Part 1 focuses on the artwork that blossomed following World War II particularly the form of abstraction by these artists. Without taking a reductive approach to the impact of the war, the atmosphere following the deep trauma of the war provided artists room to explore the infinite possibilities of art and identity. Additionally, Jewish art critics like Clement Greenberg and Harold Rosenberg pushed art history into bold new directions.

But does an artist being Jewish make art Jewish? This exhibition is less interested in defining Jewish art but rather focuses on exploring the ways Jewish artists have shaped art. Thus, perhaps the question becomes, how do you look for Jewish influences in abstraction? As Adam Kirsch in The New Republic posits, “In both [modernism and Abstract Expressionism] Jewishness expresses itself by its insistence on its own absence – by the flight into the universal that has always been characteristic of modern Jewish idealism.”

Beginning with Abstract Expressionism, the exhibition showcases work by Adolph Gottlieb, Philip Guston, and Jules Olitski. Gottlieb was one of the first generation of Abstract Expressionists and while he stated his personal identity as a Jewish American did not play a role in his painting, he did create the Torah curtain for the Congregation B’nai Israel synagogue that utilized his pictographic style to interpret religious symbols.

Fellow AbEx artist, Jules Olitski also explored the Color Field movement – vast plains of color – which Olitski upended with thick or textural paint. Unlike Gottlieb, Olitski made plain his Jewish identity, reading both secular and religious texts; his works are not filled with overt religious imagery but rather often contains references to God and the Almighty, manifestations of his own relationship with God.

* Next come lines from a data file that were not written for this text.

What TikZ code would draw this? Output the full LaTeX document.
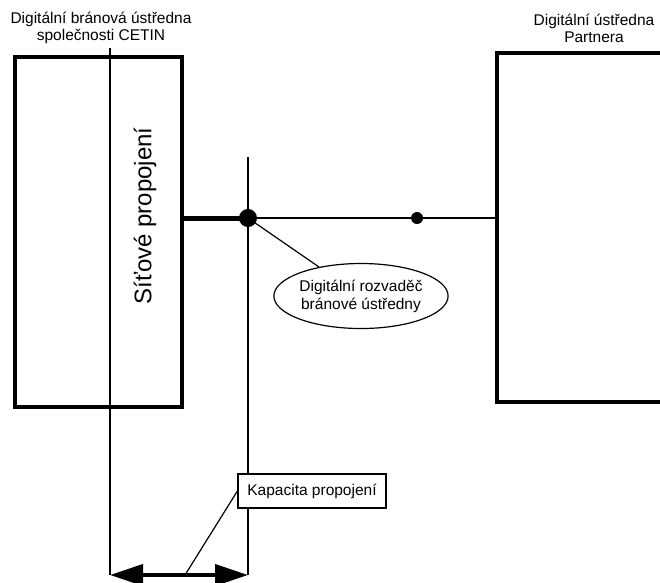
\documentclass[tikz,border=0pt]{standalone}
\usepackage{fontspec}
\setmainfont{Liberation Sans}
\usetikzlibrary{arrows.meta,shapes.geometric}

\begin{document}
\begin{tikzpicture}[x=1pt, y=-1pt, line join=miter,
        bigbox/.style={shape=rectangle, draw=black, line width=3.5pt, inner sep=0pt},
        titlenode/.style={align=center, font=\fontsize{15.5}{17}\selectfont, inner sep=0pt},
        thinline/.style={draw=black, line width=1.2pt},
        bigdotnode/.style={shape=circle, fill=black, minimum size=18pt, inner sep=0pt},
        smalldotnode/.style={shape=circle, fill=black, minimum size=12pt, inner sep=0pt},
        popisnode/.style={shape=ellipse, draw=black, line width=1.2pt, fill=white, minimum width=171pt, minimum height=65pt, inner sep=0pt, align=center, font=\fontsize{15.5}{18}\selectfont},
        kapnode/.style={shape=rectangle, draw=black, line width=1.2pt, fill=white, minimum width=148pt, minimum height=34pt, inner sep=0pt, font=\fontsize{15.5}{18}\selectfont}]
        \useasboundingbox (0,0) rectangle (660,582);
        % Titles
        \node[titlenode] (cetintitle) at (101,28) {Digitální bránová ústředna\\společnosti CETIN};
        \node[titlenode] (partnertitle) at (594,28) {Digitální ústředna\\Partnera};
        % Exchanges
        \node[bigbox, minimum width=167pt, minimum height=350pt] (cetin) at (98.5,232) {};
        \node[bigbox, minimum width=190pt, minimum height=349pt] (partner) at (592,227.5) {};
        \node[rotate=90, font=\fontsize{24}{26}\selectfont] (sitove) at (145,216) {Síťové propojení};
        % Boundary lines
        \coordinate (hraniceAtop) at (110,48);
        \coordinate (hraniceA) at (110,575);
        \coordinate (hraniceBtop) at (248,157);
        \coordinate (hraniceB) at (248,575);
        \draw[thinline] (hraniceAtop) -- (hraniceA);
        \draw[thinline] (hraniceBtop) -- (hraniceB);
        % Distribution frame and links
        \node[bigdotnode] (rozvadec) at (248,218) {};
        \node[smalldotnode] (bod) at (417,218) {};
        \draw[line width=5pt] (cetin.east |- rozvadec) -- (rozvadec.center);
        \draw[thinline] (rozvadec) -- (bod);
        \draw[line width=2pt] (bod) -- (partner.west |- bod);
        \node[popisnode] (popis) at (361,296) {Digitální rozvaděč\\bránové ústředny};
        \draw[thinline] (rozvadec.center) -- (popis);
        % Capacity
        \draw[line width=4pt, {Triangle[length=33pt, width=21pt]}-{Triangle[length=33pt, width=21pt]}] (hraniceA) -- (hraniceB);
        \coordinate (kapstred) at (185,575);
        \node[kapnode] (kapacita) at (312,491) {Kapacita propojení};
        \draw[thinline] (kapacita.west) -- (kapstred);
\end{tikzpicture}
\end{document}
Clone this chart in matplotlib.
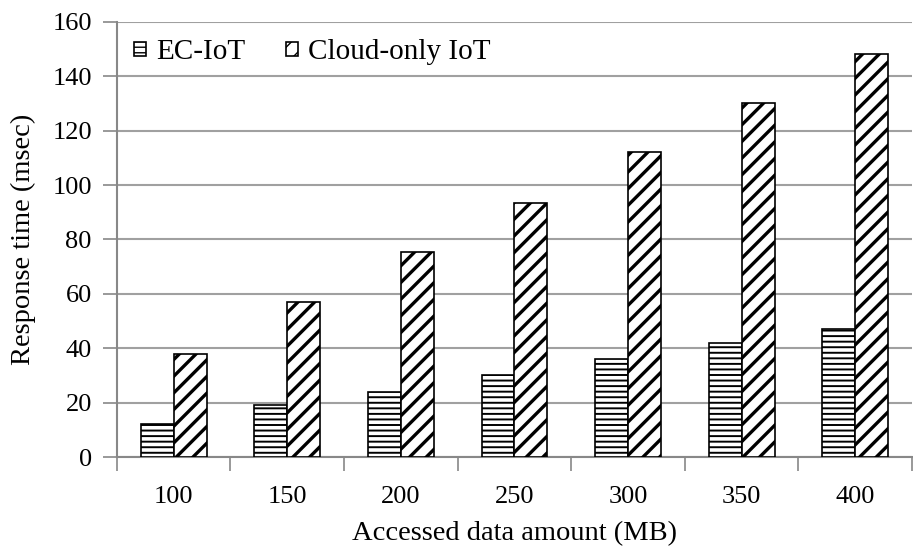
import matplotlib.pyplot as plt
import numpy as np

# data
data_amount = ['100', '150', '200', '250', '300', '350', '400']
ec_iot = [12, 19, 24, 30, 36, 42, 47]
cloud_only = [38, 57, 75.5, 93.5, 112, 130, 148]

plt.rcParams['font.family'] = ['Liberation Serif', 'DejaVu Serif']


def main():
    fig = plt.figure(figsize=(9.13, 5.46), dpi=100)
    ax = fig.add_axes([0.128, 0.163, 0.871, 0.797])

    x = np.arange(len(data_amount))
    w = 0.29
    with plt.rc_context({'hatch.linewidth': 1.4}):
        ax.bar(x - w / 2, ec_iot, w, color='white', edgecolor='black',
               hatch='---', linewidth=1.2, label='EC-IoT', zorder=3)
    with plt.rc_context({'hatch.linewidth': 2.4}):
        ax.bar(x + w / 2, cloud_only, w, color='white', edgecolor='black',
               hatch='//', linewidth=1.2, label='Cloud-only IoT', zorder=3)

    ax.set_xlim(-0.5, len(data_amount) - 0.5)
    ax.set_ylim(0, 160)
    ax.set_yticks(range(0, 161, 20))

    # ticks at category boundaries, labels centred
    ax.set_xticks(np.arange(-0.5, len(data_amount), 1.0))
    ax.set_xticklabels([])
    ax.set_xticks(x, minor=True)
    ax.set_xticklabels(data_amount, minor=True)
    ax.tick_params(axis='x', which='major', length=10, width=1.2,
                   color='#888888', direction='out')
    ax.tick_params(axis='x', which='minor', length=0, pad=21, labelsize=19)
    ax.tick_params(axis='y', length=10, width=1.2, color='#888888',
                   labelsize=19, pad=8)

    ax.yaxis.grid(True, color='#a0a0a0', linewidth=1.5, zorder=0)
    ax.set_axisbelow(True)
    for s in ['top', 'right']:
        ax.spines[s].set_visible(False)
    for s in ['left', 'bottom']:
        ax.spines[s].set_color('#888888')
        ax.spines[s].set_linewidth(1.5)

    ax.set_xlabel('Accessed data amount (MB)', fontsize=20.5, labelpad=9)
    ax.set_ylabel('Response time (msec)', fontsize=20.5)
    ax.yaxis.set_label_coords(-0.102, 0.5)

    ax.legend(loc='upper left', ncol=2, frameon=False, fontsize=21,
              handlelength=0.4, handleheight=0.4, handletextpad=0.35,
              columnspacing=1.4, bbox_to_anchor=(0.0, 1.0),
              borderaxespad=0.2)

    fig.savefig('out.png', dpi=100)


if __name__ == '__main__':
    main()
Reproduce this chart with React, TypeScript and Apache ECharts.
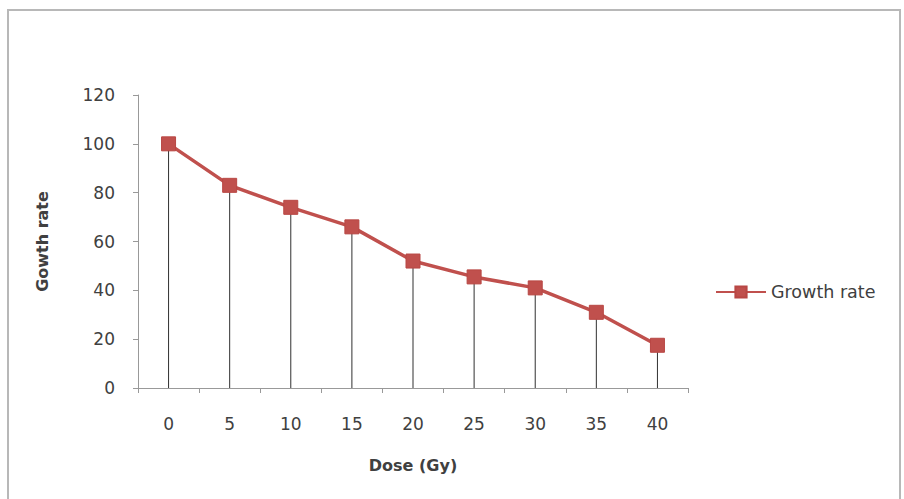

Critic Greenberg championed Abstract Expressionism in its different manifestations. Greenberg, along with Rosenberg and other New York intellectuals had a large artistic and political influence from the 1930s to the 1970s. Most of them were Jewish but although their relationship to their identity was complicated, there was an influence in their thinking. As Rosenberg himself mused, “As to the question itself, there is a Gentile answer and a Jewish answer. The Gentile answer is: Yes, there is a Jewish art, and No, there is no Jewish art. The Jewish answer is: What do you mean by Jewish art?”

While Gottlieb, Olitski, and Greenberg developed the Abstract Expressionist movement, Roy Lichtenstein became a pioneer of Pop Art. Lichtenstein’s Jewish identity influenced his art in more indirect ways whether it was the subtle housing discrimination he faced while growing up or his joining a Jewish fraternity. Much more direct but still subtle, were the Jewish influence of the comic books that defined the artist’s style. The artists for these comics were often Jewish including Jack Kirby and Irv Novick.

For Lichtenstein’s fellow Pop artist, Jim Dine, his Jewish identity played a central role in shaping his life which he expressed in his book and autobiographical poem, “Jewish Fate”. His artwork has also touched on these themes, particular his childhood memories of growing up in his grandfather’s hardware store. The work in this exhibition subtly hints at this through the use of the plumb bob.

Louise Nevelson moved to the U.S., a Jewish immigrant from Russia (now Ukraine) fleeing the abuse aimed at the Jewish communities. While other artists during the 1940s picked up steel as a medium, Nevelson consciously moved away from the material as it put her mind to the war. Instead, in a subtle political act, she turned to wood for her sculptures.

Other artists include: Julian Schnabel, Donald Sultan, Larry Rivers, Ross Bleckner, Robert Rauschenberg, and Richard Anuszkiewicz.